▸ **AIM OF THE TASK**: Omit all pictures and transcribe only the lines in the entries below that run from the line with "Give me the" through the line with "import * as".

Lines of data
■ ■ ■ ■

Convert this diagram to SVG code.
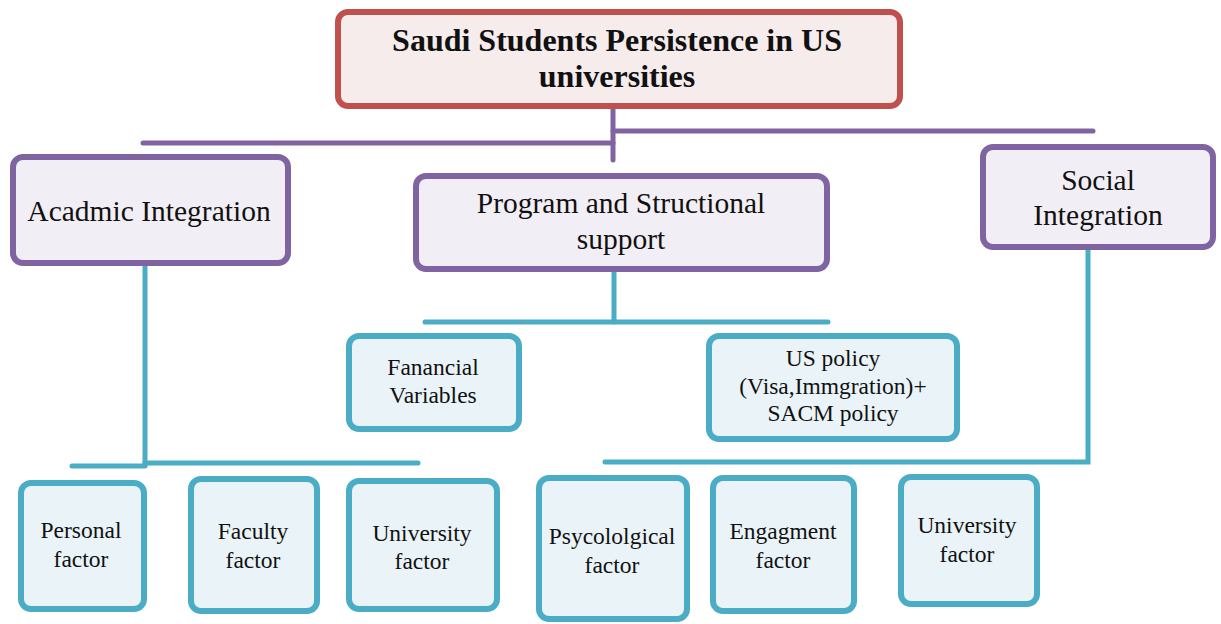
<svg xmlns="http://www.w3.org/2000/svg" width="1221" height="624" viewBox="0 0 1221 624">
  <style>
    .root { fill: #F6ECEC; stroke: #C0504D; stroke-width: 6; }
    .mid { fill: #F1EFF5; stroke: #8064A2; stroke-width: 6; }
    .leaf { fill: #EAF4F8; stroke: #4BACC6; stroke-width: 6; }
    .pl { fill: none; stroke: #8064A2; stroke-width: 5; stroke-linecap: round; }
    .tl { fill: none; stroke: #4BACC6; stroke-width: 5; stroke-linecap: round; }
    text { font-family: "Liberation Serif", "DejaVu Serif", serif; fill: #111; text-anchor: middle; }
    .t0 { font-size: 32px; font-weight: bold; }
    .t1 { font-size: 29.5px; }
    .t2 { font-size: 23.5px; }
  </style>

  <!-- connectors -->
  <g id="connectors">
    <path class="pl" d="M613 108 V160"/>
    <path class="pl" d="M143 143 H613"/>
    <path class="pl" d="M613 131 H1093"/>
    <path class="tl" d="M145 265 V465"/>
    <path class="tl" d="M72 466 H145"/>
    <path class="tl" d="M145 463 H418"/>
    <path class="tl" d="M614 270 V322"/>
    <path class="tl" d="M425 322 H828"/>
    <path class="tl" d="M1088 248 V462 H605"/>
  </g>

  <!-- top node -->
  <g id="root">
    <rect class="root" x="338" y="12" width="562" height="94" rx="10"/>
    <text class="t0" x="617" y="51">Saudi Students Persistence in US</text>
    <text class="t0" x="617" y="87">universities</text>
  </g>

  <!-- second level -->
  <g id="academic">
    <rect class="mid" x="13" y="157" width="275" height="106" rx="10"/>
    <text class="t1" x="149" y="221">Acadmic Integration</text>
  </g>
  <g id="program">
    <rect class="mid" x="416" y="176" width="411" height="93" rx="10"/>
    <text class="t1" x="621" y="213">Program and Structional</text>
    <text class="t1" x="621" y="249">support</text>
  </g>
  <g id="social">
    <rect class="mid" x="983" y="147" width="230" height="100" rx="10"/>
    <text class="t1" x="1098" y="190">Social</text>
    <text class="t1" x="1098" y="225">Integration</text>
  </g>

  <!-- program children -->
  <g id="financial">
    <rect class="leaf" x="349" y="336" width="170" height="93" rx="10"/>
    <text class="t2" x="433" y="375">Fanancial</text>
    <text class="t2" x="433" y="403">Variables</text>
  </g>
  <g id="policy">
    <rect class="leaf" x="709" y="336" width="248" height="103" rx="10"/>
    <text class="t2" x="833" y="366">US policy</text>
    <text class="t2" x="833" y="394">(Visa,Immgration)+</text>
    <text class="t2" x="833" y="421">SACM policy</text>
  </g>

  <!-- academic children -->
  <g id="personal">
    <rect class="leaf" x="21" y="483" width="123" height="126" rx="10"/>
    <text class="t2" x="81" y="538">Personal</text>
    <text class="t2" x="81" y="567">factor</text>
  </g>
  <g id="faculty">
    <rect class="leaf" x="191" y="479" width="126" height="132" rx="10"/>
    <text class="t2" x="253" y="539">Faculty</text>
    <text class="t2" x="253" y="568">factor</text>
  </g>
  <g id="university1">
    <rect class="leaf" x="349" y="481" width="148" height="128" rx="10"/>
    <text class="t2" x="422" y="541">University</text>
    <text class="t2" x="422" y="569">factor</text>
  </g>

  <!-- social children -->
  <g id="psychological">
    <rect class="leaf" x="539" y="478" width="148" height="141" rx="10"/>
    <text class="t2" x="612" y="544">Psycololgical</text>
    <text class="t2" x="612" y="573">factor</text>
  </g>
  <g id="engagement">
    <rect class="leaf" x="713" y="478" width="141" height="133" rx="10"/>
    <text class="t2" x="783" y="539">Engagment</text>
    <text class="t2" x="783" y="568">factor</text>
  </g>
  <g id="university2">
    <rect class="leaf" x="901" y="477" width="136" height="127" rx="10"/>
    <text class="t2" x="967" y="533">University</text>
    <text class="t2" x="967" y="562">factor</text>
  </g>
</svg>
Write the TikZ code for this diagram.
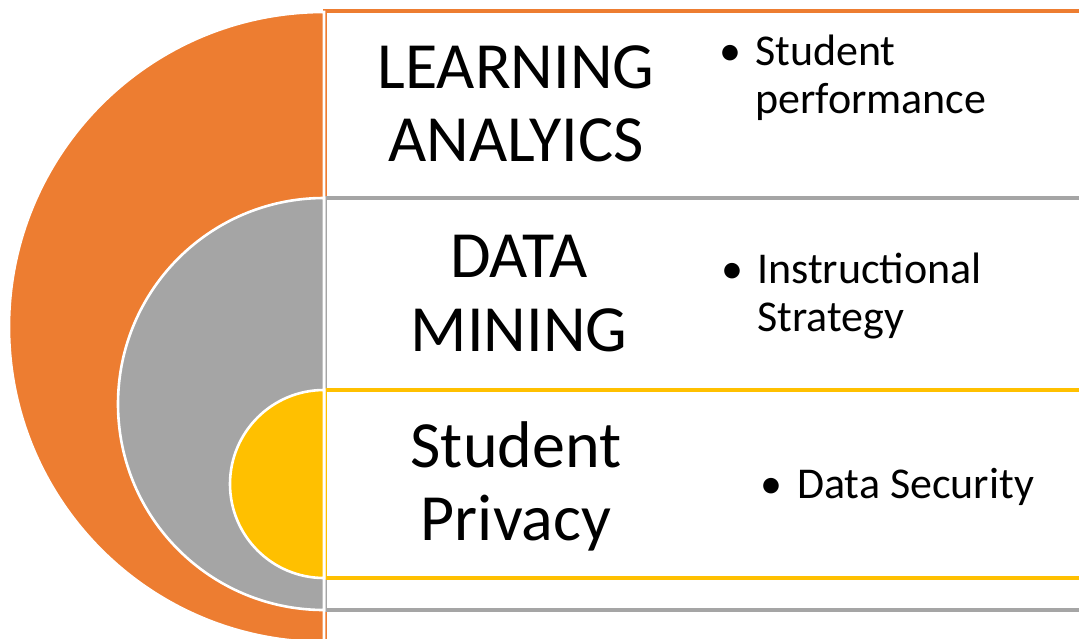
\documentclass[tikz,border=0pt]{standalone}
\usepackage{fontspec}
\setmainfont{Carlito}
\definecolor{accOrange}{HTML}{ED7D31}
\definecolor{accGray}{HTML}{A5A5A5}
\definecolor{accGold}{HTML}{FFC000}
\begin{document}
\begin{tikzpicture}[x=1pt,y=-1pt,
  band/.style={draw=#1,fill=white,line width=3.2pt},
  halfdisk/.style={fill=#1,draw=white,line width=2.6pt},
  head/.style={anchor=base,inner sep=0pt,font=\fontsize{66}{73}\selectfont},
  item/.style={anchor=base west,inner sep=0pt,font=\fontsize{44}{48}\selectfont},
  dot/.style={anchor=base west,inner sep=0pt,font=\fontsize{44}{48}\selectfont}]
\useasboundingbox (0,0) rectangle (1079,638);
\begin{scope}
\clip (0,0) rectangle (1079,638);
% outer, middle and inner bands
\draw[band=accOrange] (325,11) rectangle (1095,660);
\draw[band=accGray]   (325,198) rectangle (1095,610);
\draw[band=accGold]   (325,390) rectangle (1095,578);
% nested half disks
\draw[halfdisk=accOrange] (324,12) arc[start angle=90,end angle=270,radius=315pt] -- cycle;
\draw[halfdisk=accGray]   (324,198) arc[start angle=90,end angle=270,radius=206pt] -- cycle;
\draw[halfdisk=accGold]   (324,390) arc[start angle=90,end angle=270,radius=94pt] -- cycle;
\end{scope}
% headings
\node[head] (la1) at (516,88)  {LEARNING};
\node[head] (la2) at (516,161) {ANALYICS};
\node[head] (dm1) at (519,277) {DATA};
\node[head] (dm2) at (519,351) {MINING};
\node[head] (sp1) at (516,467) {Student};
\node[head] (sp2) at (516,540) {Privacy};
% bullet items
\node[dot]  (b1)  at (719,65)  {•};
\node[item] (t1a) at (755,65)  {Student};
\node[item] (t1b) at (755,113) {performance};
\node[dot]  (b2)  at (721,283) {•};
\node[item] (t2a) at (757,283) {Instructional};
\node[item] (t2b) at (757,331) {Strategy};
\node[dot]  (b3)  at (760,498) {•};
\node[item] (t3a) at (797,498) {Data Security};
\end{tikzpicture}
\end{document}
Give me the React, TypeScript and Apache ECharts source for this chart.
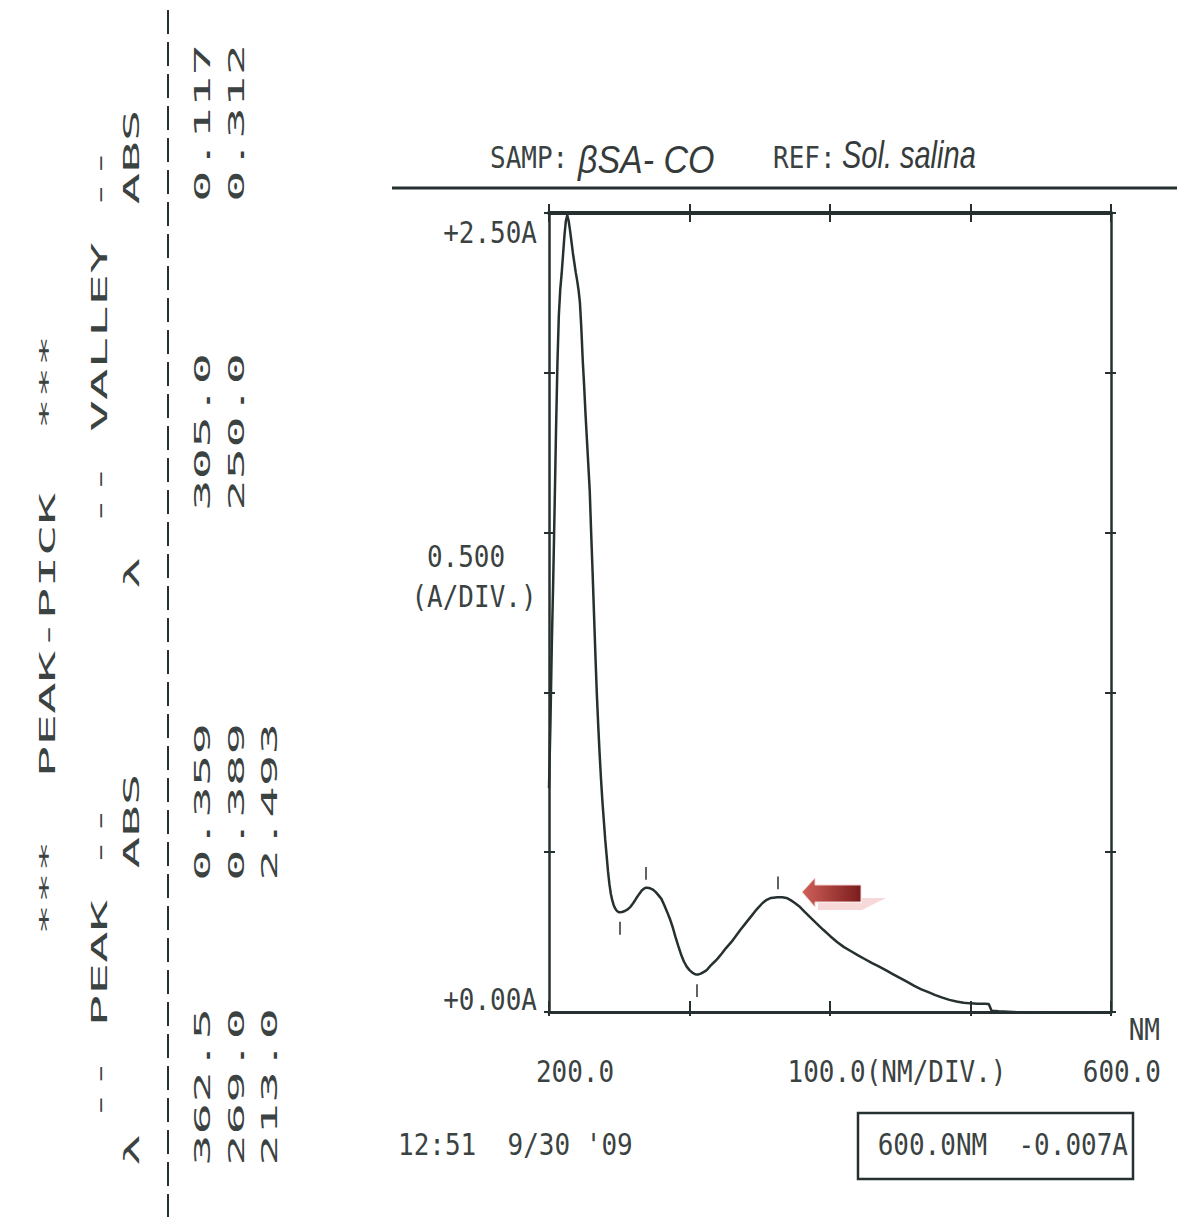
import React, { useEffect, useRef } from "react";
import * as echarts from "echarts";

// ---- data ----
const wavelengthNm = [
  200, 201, 202, 203, 204, 205, 206, 207, 208, 209, 210, 211, 212, 213, 214, 215, 216, 217, 218, 219,
  220, 221, 222, 223, 224, 225, 226, 227, 228, 229, 230, 231, 232, 233, 234, 235, 236, 237, 238, 239,
  240, 241, 242, 243, 244, 245, 246, 247, 248, 249, 250, 252, 254, 256, 258, 260, 262, 264, 266, 268,
  269, 270, 272, 274, 276, 278, 280, 282, 284, 286, 288, 290, 292, 294, 296, 298, 300, 302, 304, 305,
  306, 308, 310, 312, 315, 318, 320, 323, 326, 330, 333, 336, 340, 344, 348, 352, 355, 358, 362.5, 366,
  369, 372, 375, 378, 382, 386, 390, 395, 400, 405, 410, 415, 420, 425, 430, 435, 440, 445, 450, 455,
  460, 465, 470, 475, 480, 485, 490, 495, 500, 505, 510, 513, 515, 520, 530, 540, 550, 560, 570, 580,
  590, 600,
];
const absorbance = [
  0.7, 0.9, 1.15, 1.35, 1.58, 1.82, 2.03, 2.18, 2.26, 2.31, 2.37, 2.43, 2.475, 2.493, 2.475, 2.445, 2.41, 2.375, 2.345, 2.315,
  2.29, 2.26, 2.22, 2.14, 2.04, 1.96, 1.87, 1.79, 1.71, 1.63, 1.5, 1.38, 1.25, 1.12, 1.0, 0.9, 0.81, 0.73, 0.66, 0.6,
  0.54, 0.49, 0.44, 0.4, 0.37, 0.35, 0.335, 0.325, 0.318, 0.314, 0.312, 0.313, 0.316, 0.321, 0.329, 0.341, 0.355, 0.368, 0.38, 0.387,
  0.389, 0.389, 0.387, 0.383, 0.375, 0.365, 0.354, 0.335, 0.314, 0.292, 0.266, 0.235, 0.207, 0.18, 0.158, 0.142, 0.131, 0.123, 0.118, 0.117,
  0.117, 0.12, 0.125, 0.13, 0.145, 0.158, 0.167, 0.183, 0.2, 0.22, 0.238, 0.256, 0.278, 0.3, 0.322, 0.341, 0.351, 0.357, 0.359, 0.359,
  0.357, 0.35, 0.341, 0.331, 0.313, 0.296, 0.279, 0.258, 0.238, 0.219, 0.203, 0.19, 0.177, 0.165, 0.153, 0.142, 0.13, 0.118, 0.106, 0.094,
  0.082, 0.071, 0.062, 0.053, 0.045, 0.038, 0.033, 0.029, 0.027, 0.026, 0.026, 0.025, 0.004, 0.002, 0.0, -0.002, -0.003, -0.004, -0.005, -0.006,
  -0.006, -0.007,
];
const peakNm = [362.5, 269.0, 213.0];
const peakAbs = [0.359, 0.389, 2.493];
const valleyNm = [305.0, 250.0];
const valleyAbs = [0.117, 0.312];
const xTickNm = [200, 600];
const yTickAbs = [2.5, 0];
const cursorNm = 600.0;
const cursorAbs = -0.007;

const MONO = "'DejaVu Sans Mono', 'Liberation Mono', monospace";
const TXT = "#3b4242";
const LINE = "#263030";
const HAND = (size: number) => `italic ${size}px 'Liberation Sans', 'DejaVu Sans', sans-serif`;

function hText(text: string, x: number, y: number, align: string = "left", size = 26, extra: any = {}, sy = 1.18) {
  return {
    type: "text",
    x,
    y,
    scaleY: sy,
    silent: true,
    style: {
      text,
      x: 0,
      y: 0,
      fill: TXT,
      font: `${size}px ${MONO}`,
      align,
      verticalAlign: "middle",
      textAlign: align,
      textVerticalAlign: "middle",
      ...extra,
    },
  };
}

function vText(text: string, x: number, y: number) {
  return {
    type: "text",
    x,
    y,
    rotation: Math.PI / 2,
    scaleX: 2.5,
    silent: true,
    style: {
      text,
      x: 0,
      y: 0,
      fill: TXT,
      font: `21px ${MONO}`,
      align: "center",
      verticalAlign: "middle",
      textAlign: "center",
      textVerticalAlign: "middle",
    },
  };
}

export default function App() {
  const ref = useRef<HTMLDivElement>(null);

  useEffect(() => {
    if (!ref.current) return;
    const chart = echarts.init(ref.current, undefined, { renderer: "svg" });

    const seriesData = wavelengthNm.map((w, i) => [w, absorbance[i]]);
    const markData: any[] = [];
    peakNm.forEach((w, i) => {
      if (peakAbs[i] < 2.4) markData.push([{ coord: [w, peakAbs[i] + 0.025] }, { coord: [w, peakAbs[i] + 0.065] }]);
    });
    valleyNm.forEach((w, i) => {
      markData.push([{ coord: [w, valleyAbs[i] - 0.03] }, { coord: [w, valleyAbs[i] - 0.07] }]);
    });

    const fmtNm = (v: number) => v.toFixed(1);
    const fmtA = (v: number) => (v >= 0 ? "+" : "") + v.toFixed(2) + "A";

    const xBase = { type: "value", min: 200, max: 600, interval: 100, axisLabel: { show: false }, splitLine: { show: false } };
    const yBase = { type: "value", min: 0, max: 2.5, interval: 0.5, axisLabel: { show: false }, splitLine: { show: false } };

    const graphics: any[] = [
      // header
      hText("SAMP:", 490, 158),
      hText("βSA- CO", 578, 160, "left", 34, { font: HAND(34), fill: "#353b3b" }, 1.15),
      hText("REF:", 773, 158),
      hText("Sol. salina", 842, 154, "left", 29, { font: HAND(29), fill: "#353b3b" }, 1.35),
      { type: "line", silent: true, shape: { x1: 392, y1: 188, x2: 1177, y2: 188 }, style: { stroke: LINE, lineWidth: 3 } },
      // y labels
      hText(fmtA(yTickAbs[0]), 537, 233, "right"),
      hText("0.500", 466, 557, "center"),
      hText("(A/DIV.)", 474, 597, "center"),
      hText(fmtA(yTickAbs[1]), 537, 1000, "right"),
      // x labels
      hText(fmtNm(xTickNm[0]), 575, 1072, "center"),
      hText("100.0(NM/DIV.)", 897, 1072, "center"),
      hText("NM", 1160, 1030, "right"),
      hText(fmtNm(xTickNm[1]), 1161, 1072, "right"),
      // footer
      hText("12:51  9/30 '09", 398, 1145),
      { type: "rect", silent: true, shape: { x: 858, y: 1113, width: 275, height: 66 }, style: { fill: "none", stroke: LINE, lineWidth: 2.5 } },
      hText(`${cursorNm.toFixed(1)}NM  ${cursorAbs.toFixed(3)}A`, 1128, 1145, "right"),
      // arrow shadow + arrow
      {
        type: "polygon",
        silent: true,
        shape: { points: [[818, 910], [862, 910], [886, 898], [862, 898], [862, 903], [818, 903]] },
        style: { fill: "#f7d9d9" },
      },
      {
        type: "polygon",
        silent: true,
        shape: { points: [[802, 892], [815, 878], [815, 885], [861, 885], [861, 902], [815, 902], [815, 907]] },
        style: {
          fill: new echarts.graphic.LinearGradient(0, 0, 1, 0, [
            { offset: 0, color: "#d0605a" },
            { offset: 1, color: "#7a1c1c" },
          ]),
          stroke: "#f4d4d4",
          lineWidth: 1,
        },
      },
      // left rotated table
      { type: "line", silent: true, shape: { x1: 168, y1: 10, x2: 168, y2: 1217 }, style: { stroke: LINE, lineWidth: 2, lineDash: [24, 8] } },
      vText("***  PEAK-PICK  ***", 48, 635),
      vText("-- PEAK --", 100, 963),
      vText("-- VALLEY --", 100, 337),
      vText("λ", 132, 1150),
      vText("ABS", 132, 821),
      vText("λ", 132, 573),
      vText("ABS", 132, 157),
    ];
    const colX = [203, 237, 270];
    peakNm.forEach((w, i) => {
      graphics.push(vText(w.toFixed(1), colX[i], 1087));
      graphics.push(vText(peakAbs[i].toFixed(3), colX[i], 802));
    });
    valleyNm.forEach((w, i) => {
      graphics.push(vText(w.toFixed(1), colX[i], 432));
      graphics.push(vText(valleyAbs[i].toFixed(3), colX[i], 123));
    });

    chart.setOption({
      animation: false,
      backgroundColor: "#ffffff",
      grid: { left: 549, top: 213, width: 562, height: 799 },
      xAxis: [
        { ...xBase, position: "bottom", axisLine: { onZero: false, lineStyle: { color: LINE, width: 3 } }, axisTick: { inside: true, length: 11, lineStyle: { color: LINE, width: 2 } } },
        { ...xBase, position: "bottom", axisLine: { show: false, onZero: false }, axisTick: { inside: false, length: 4, lineStyle: { color: LINE, width: 2 } } },
        { ...xBase, position: "top", axisLine: { onZero: false, lineStyle: { color: LINE, width: 4 } }, axisTick: { inside: true, length: 9, lineStyle: { color: LINE, width: 2 } } },
        { ...xBase, position: "top", axisLine: { show: false, onZero: false }, axisTick: { inside: false, length: 9, lineStyle: { color: LINE, width: 2 } } },
      ],
      yAxis: [
        { ...yBase, position: "left", axisLine: { show: true, onZero: false, lineStyle: { color: LINE, width: 2.5 } }, axisTick: { show: true, inside: true, length: 6, lineStyle: { color: LINE, width: 2 } } },
        { ...yBase, position: "left", axisLine: { show: false, onZero: false }, axisTick: { show: true, inside: false, length: 5, lineStyle: { color: LINE, width: 2 } } },
        { ...yBase, position: "right", axisLine: { show: true, onZero: false, lineStyle: { color: LINE, width: 2.5 } }, axisTick: { show: true, inside: true, length: 6, lineStyle: { color: LINE, width: 2 } } },
        { ...yBase, position: "right", axisLine: { show: false, onZero: false }, axisTick: { show: true, inside: false, length: 5, lineStyle: { color: LINE, width: 2 } } },
      ],
      series: [
        {
          type: "line",
          xAxisIndex: 0,
          yAxisIndex: 0,
          data: seriesData,
          showSymbol: false,
          symbol: "none",
          clip: true,
          lineStyle: { color: LINE, width: 2.5 },
          silent: true,
          markLine: {
            silent: true,
            symbol: ["none", "none"],
            label: { show: false },
            lineStyle: { color: LINE, width: 1.5, type: "solid" },
            data: markData,
          },
        },
      ],
      graphic: graphics,
    });

    return () => chart.dispose();
  }, []);

  return (
    <div
      ref={ref}
      style={{ position: "absolute", left: 0, top: 0, width: 1185, height: 1217, background: "#ffffff" }}
    />
  );
}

■ ■ ■ ■

▸ **RESULT BELOW**:
Give me the React, TypeScript and Apache ECharts source for this chart.
import React, { useEffect, useRef } from "react";
import * as echarts from "echarts";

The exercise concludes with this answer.